VMware Virtual Volumes

VMware virtual volumes (vVols) allow you to manage virtual machines (VMs) and their data (such as VMDKs and physical disks) without having to know details about the underlying storage. The ability to manage vVols using VMware virtual disks mapped to native storage containers is a new feature in vSphere 6.0.

Support for vVols means that an HPE array volume can reside in a VASA Provider storage container. Each folder with a vVol agent type is exported to the vCenter Server as a storage container. A capability profile–a group of storage capabilities–is applied to the storage containers.

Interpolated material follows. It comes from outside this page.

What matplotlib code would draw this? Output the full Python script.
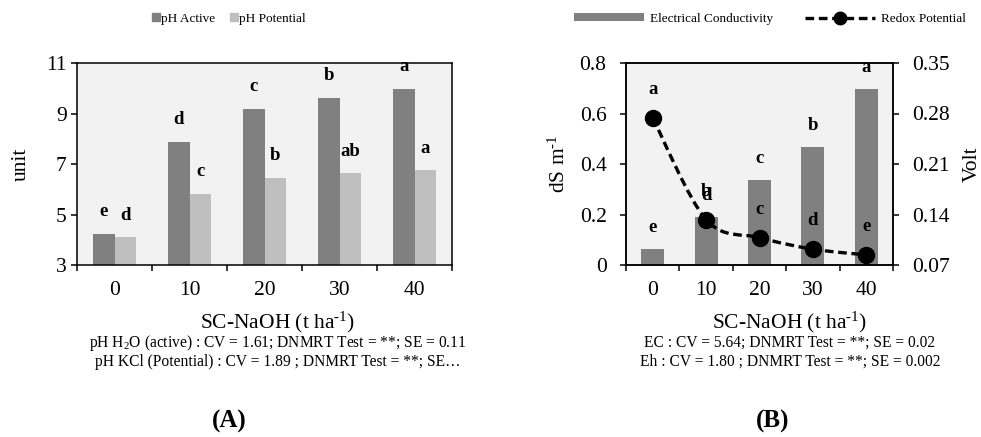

Each storage container supports all VM workflows (create, clone, snapshot, migrate, delete, HA/DRS).An HPE array supports up to 64 storage containers.

Both vVols and regular volumes can exist on the same array or set of arrays (group or pool). vVols appear in the CLI and GUI as regular volumes. You can monitor their capacity and performance from the array. However, you must use the vCenter Server UI to manage vVols.

Multiple VASA Provider services can register with multiple vCenter Servers on the array.
NOTE: vCenter Server registration is different from the HPE vCenter Plugin registration, which can be registered with multiple vCenters.
HPE supports as many vVols as volumes per group. Analytics for these vVols are provided using HPE InfoSight.
NOTE: Refer to the Volume entry in the System Limits for volume limits per array model.